ヨブ記の議論を読みながら、途中で引き出しを開けてしまいたくなるような思いになるところだ。そうだよね!そういうことってあるよね!人の言い分を何も聞かず、物事を決めつけて議論してくる、否、何かを言っても少しもわかろうとしない三人の友達の姿は、世の中に起こる事柄の縮図でもあるよね!と思うところである。
2.まずは、私の言い分を聞いてくれ
とにかく黙ってくれ、私に話させてくれ、とヨブは言う。もうこうなったら、何が起ころうとかまわない(13節)。ヨブの体当たりの談判である。もはや残されていないいのち、ならばそのいのちをかけて、神の前に立とうではないか(14節)。私の大胆不敵さに神がお怒りになって、私を一息に消し去ることがあってもかまわない。私は自分の疑問を神にぶつけ、そのまま朽ち果てよう(15節)。いや、神は私の言い分に、答えてくださるはずだ。というのも、そもそも神を敬わない者に、こんなことができるはずもない(16節)。自分の心にやましさがないからこそ、できることでもあるのだ。だからまず私の言い分をよく聞いてくれ。実際、私が語りだせば、私が正しかった、と神も頷かれることはわかっている(18節)。だから、もし誰かが説得力のある反証によって私と議論し、私の非を認めさせる者があるならば、その時には、あきらめよう。潔く、私が受けるべき死の判決を受け入れよう。
ヨブのことばは聞いていて、実に気持ちがよい。いわれもない濡れ衣を着せられた時には、このように神ににじり寄って訴えればよいことを教えてくれる。
3.では、神様、お聞きください。
20節以降、ヨブの神への直接的な語り掛けが始まる。もはやヨブは、三人の友を相手にはしていない。ただ、心の目を神に向け、神に語り掛けている。

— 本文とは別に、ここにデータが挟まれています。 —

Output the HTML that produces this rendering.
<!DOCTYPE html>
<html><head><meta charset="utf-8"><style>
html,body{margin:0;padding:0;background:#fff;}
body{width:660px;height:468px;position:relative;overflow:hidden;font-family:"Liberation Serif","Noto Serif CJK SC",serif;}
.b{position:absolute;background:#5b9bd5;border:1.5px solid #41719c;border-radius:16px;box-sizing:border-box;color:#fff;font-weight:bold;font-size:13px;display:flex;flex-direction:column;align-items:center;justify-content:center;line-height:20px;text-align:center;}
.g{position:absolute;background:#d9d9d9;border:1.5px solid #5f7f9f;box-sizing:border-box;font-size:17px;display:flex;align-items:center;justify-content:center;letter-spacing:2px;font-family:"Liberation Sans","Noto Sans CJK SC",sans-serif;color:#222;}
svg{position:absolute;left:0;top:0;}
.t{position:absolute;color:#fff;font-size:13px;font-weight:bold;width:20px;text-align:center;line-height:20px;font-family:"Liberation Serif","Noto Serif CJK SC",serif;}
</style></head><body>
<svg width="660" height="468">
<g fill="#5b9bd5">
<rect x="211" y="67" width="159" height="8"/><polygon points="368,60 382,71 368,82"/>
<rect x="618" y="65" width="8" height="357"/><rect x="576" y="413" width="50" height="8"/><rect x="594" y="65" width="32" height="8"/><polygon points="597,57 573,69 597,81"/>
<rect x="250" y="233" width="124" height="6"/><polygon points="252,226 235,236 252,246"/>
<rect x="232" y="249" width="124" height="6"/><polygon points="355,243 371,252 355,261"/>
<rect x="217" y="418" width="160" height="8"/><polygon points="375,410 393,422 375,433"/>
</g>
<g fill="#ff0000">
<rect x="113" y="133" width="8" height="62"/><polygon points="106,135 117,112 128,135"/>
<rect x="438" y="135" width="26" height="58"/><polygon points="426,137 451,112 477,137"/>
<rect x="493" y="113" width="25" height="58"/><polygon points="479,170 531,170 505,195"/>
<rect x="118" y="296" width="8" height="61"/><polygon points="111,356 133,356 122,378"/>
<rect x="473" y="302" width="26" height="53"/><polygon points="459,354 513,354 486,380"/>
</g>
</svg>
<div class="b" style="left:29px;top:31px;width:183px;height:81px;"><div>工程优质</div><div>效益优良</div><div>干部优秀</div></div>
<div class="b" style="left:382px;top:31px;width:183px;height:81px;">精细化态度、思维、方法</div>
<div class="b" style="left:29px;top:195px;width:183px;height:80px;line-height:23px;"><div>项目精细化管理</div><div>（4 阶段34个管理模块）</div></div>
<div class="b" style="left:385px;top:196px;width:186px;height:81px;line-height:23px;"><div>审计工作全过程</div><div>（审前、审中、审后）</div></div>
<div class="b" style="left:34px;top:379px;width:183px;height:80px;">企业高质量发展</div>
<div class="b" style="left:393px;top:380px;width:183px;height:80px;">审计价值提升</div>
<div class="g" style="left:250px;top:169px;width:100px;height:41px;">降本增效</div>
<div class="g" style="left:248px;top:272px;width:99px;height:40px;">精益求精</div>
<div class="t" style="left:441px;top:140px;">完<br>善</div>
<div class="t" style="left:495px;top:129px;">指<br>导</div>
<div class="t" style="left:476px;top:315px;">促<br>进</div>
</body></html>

そしてまず議論開始の前に、二つのことをしないでください、とお願いしている(20節)。一つは、神の御手を遠ざけること、つまりはこの災いを遠ざけることだろう。神の鉄槌で、いたずらに人を怯えさせず(21節)、私が語り、あなたが語る、普通に理性的に語る場を設けて欲しい、ということだ(22節)。

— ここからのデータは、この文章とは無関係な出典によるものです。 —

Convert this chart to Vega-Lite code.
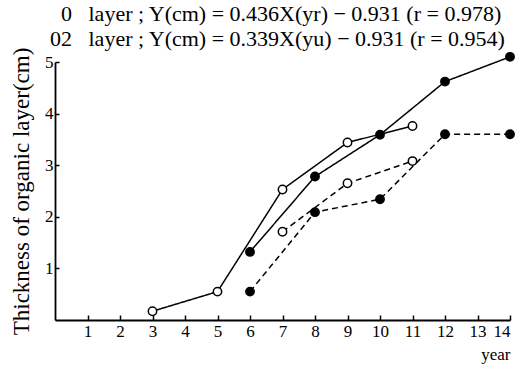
{
  "$schema": "https://vega.github.io/schema/vega-lite/v6.json",
  "autosize": {"type": "none"},
  "padding": {"left": 55, "top": 62, "right": 16, "bottom": 49},
  "width": 455,
  "height": 258,
  "background": "white",
  "config": {
    "view": {"stroke": null},
    "font": "Liberation Serif",
    "axis": {
      "domainColor": "black",
      "domainWidth": 1.8,
      "tickColor": "black",
      "tickWidth": 1.5,
      "grid": false,
      "labelColor": "black",
      "labelFont": "Liberation Serif",
      "labelFontSize": 17,
      "titleFont": "Liberation Serif",
      "titleColor": "black",
      "titleFontWeight": "normal"
    }
  },
  "title": {
    "text": [
      "\u200b\u20070\u00a0\u00a0\u00a0layer ; Y(cm) = 0.436X(yr) − 0.931 (r = 0.978)",
      "02\u00a0\u00a0\u00a0layer ; Y(cm) = 0.339X(yu) − 0.931 (r = 0.954)"
    ],
    "anchor": "start",
    "frame": "group",
    "dx": -5,
    "offset": -4,
    "font": "Liberation Serif",
    "fontSize": 22,
    "fontWeight": "normal",
    "lineHeight": 25,
    "color": "black"
  },
  "data": {
    "values": [
      {"series": "A", "layer": "O", "mark": "open", "year": 3, "thickness": 0.17},
      {"series": "A", "layer": "O", "mark": "open", "year": 5, "thickness": 0.55},
      {"series": "A", "layer": "O", "mark": "open", "year": 7, "thickness": 2.53},
      {"series": "A", "layer": "O", "mark": "open", "year": 9, "thickness": 3.44},
      {"series": "A", "layer": "O", "mark": "open", "year": 11, "thickness": 3.76},
      {"series": "B", "layer": "O", "mark": "filled", "year": 6, "thickness": 1.32},
      {"series": "B", "layer": "O", "mark": "filled", "year": 8, "thickness": 2.78},
      {"series": "B", "layer": "O", "mark": "filled", "year": 10, "thickness": 3.59},
      {"series": "B", "layer": "O", "mark": "filled", "year": 12, "thickness": 4.62},
      {"series": "B", "layer": "O", "mark": "filled", "year": 14, "thickness": 5.1},
      {"series": "C", "layer": "O2", "mark": "open", "year": 7, "thickness": 1.71},
      {"series": "C", "layer": "O2", "mark": "open", "year": 9, "thickness": 2.65},
      {"series": "C", "layer": "O2", "mark": "open", "year": 11, "thickness": 3.08},
      {"series": "D", "layer": "O2", "mark": "filled", "year": 6, "thickness": 0.55},
      {"series": "D", "layer": "O2", "mark": "filled", "year": 8, "thickness": 2.09},
      {"series": "D", "layer": "O2", "mark": "filled", "year": 10, "thickness": 2.34},
      {"series": "D", "layer": "O2", "mark": "filled", "year": 12, "thickness": 3.6},
      {"series": "D", "layer": "O2", "mark": "filled", "year": 14, "thickness": 3.6}
    ]
  },
  "encoding": {
    "x": {
      "field": "year",
      "type": "quantitative",
      "scale": {"domain": [0, 14], "nice": false},
      "axis": {
        "values": [1, 2, 3, 4, 5, 6, 7, 8, 9, 10, 11, 12, 13, 14],
        "tickSize": -5,
        "labelPadding": 8,
        "title": "year",
        "titleAnchor": "end",
        "titleAlign": "right",
        "titleFontSize": 17,
        "titlePadding": 7
      }
    },
    "y": {
      "field": "thickness",
      "type": "quantitative",
      "scale": {"domain": [0, 5], "nice": false},
      "axis": {
        "values": [1, 2, 3, 4, 5],
        "tickSize": -4,
        "labelPadding": 6,
        "title": "Thickness of organic layer(cm)",
        "titleFontSize": 23,
        "titlePadding": 11
      }
    }
  },
  "layer": [
    {
      "mark": {"type": "line", "color": "black", "strokeWidth": 1.5},
      "encoding": {
        "detail": {"field": "series"},
        "strokeDash": {
          "field": "layer",
          "type": "nominal",
          "scale": {"domain": ["O", "O2"], "range": [[1, 0], [6, 4]]},
          "legend": null
        }
      }
    },
    {
      "mark": {"type": "point", "shape": "circle", "size": 70, "stroke": "black", "strokeWidth": 1.5, "opacity": 1, "filled": true},
      "encoding": {
        "fill": {
          "field": "mark",
          "type": "nominal",
          "scale": {"domain": ["open", "filled"], "range": ["white", "black"]},
          "legend": null
        }
      }
    }
  ]
}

そこでヨブは語り掛ける。まず、これまで三人の友人が問題にしてきたこと、今の苦しみが罪の故であるとするならば、その事実を示して欲しいと言う。自分が気づかずにいる罪の数々を、聞かせて欲しいという(23節)。また、人間が不条理に苦しむ時に、なぜ神はそ知らぬふりをするのか、なぜ不条理を許し、不条理をもたらす者たちと共に私の敵になってしまうのか、教えて欲しい、という(24節)。

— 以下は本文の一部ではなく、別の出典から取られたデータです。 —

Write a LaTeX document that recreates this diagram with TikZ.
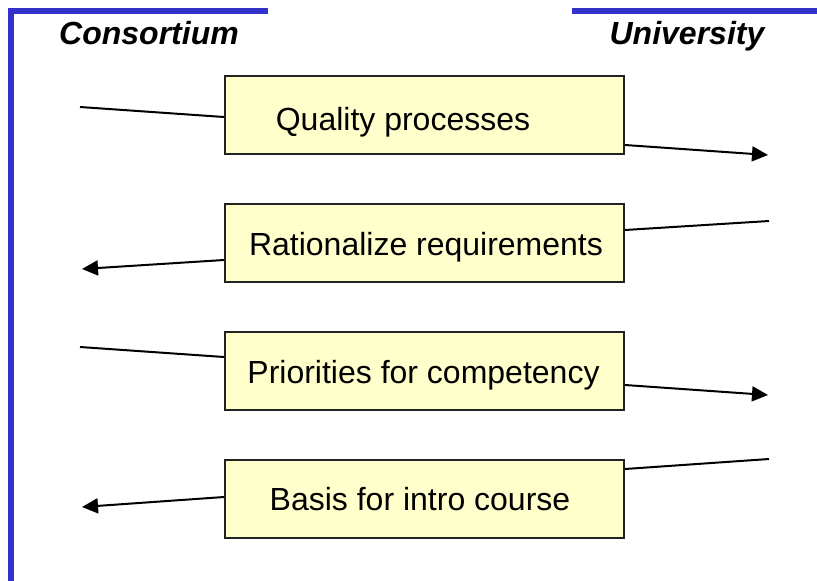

そもそも、私は万物を創造し、支配される神に何ができるというのか。吹き散らされた木の葉のごとく、吹き飛ばされる乾いた藁のごとく、全く無力な、社会の片隅で音もなく消え去る泡沫で、神の目に留まるはずもない者なのに(25節)。このような人間を、地の片隅からほじくり返して見つけ出し、厳しくその罪を追求するのはなぜか。ユダヤ人であれば、13歳になれば、バル・ミツワー(バルは、ヘブル語で「息子」、ミツワーは「戒律」を意味する、つまり「おきての子」)の儀式で、大人になったと社会から認められることでしょう。それは、神の戒めを守る、宗教的、社会的責任を持つようになったことを自覚する歳でしょうが、それ以前の若い頃の咎の責任を取らせようと言うのですか?どうしてですか(26節)?あなたは、私を奴隷のように扱い、一瞬たりとも監視の目を離さず、私の足の裏に、債務のある奴隷である印を入れ墨されたのです。そのように腐った物のような落ちぶれた人間、虫が食ってボロボロになって捨て去られるだけの私を、なぜ、追いかけられるのでしょうか(28節)。
人生の不条理さに対する問いには深いものがある。しかし、その問いをヨブがするように、神に真摯に問いかけてみたいところではないか。人生諦めてはならないのである。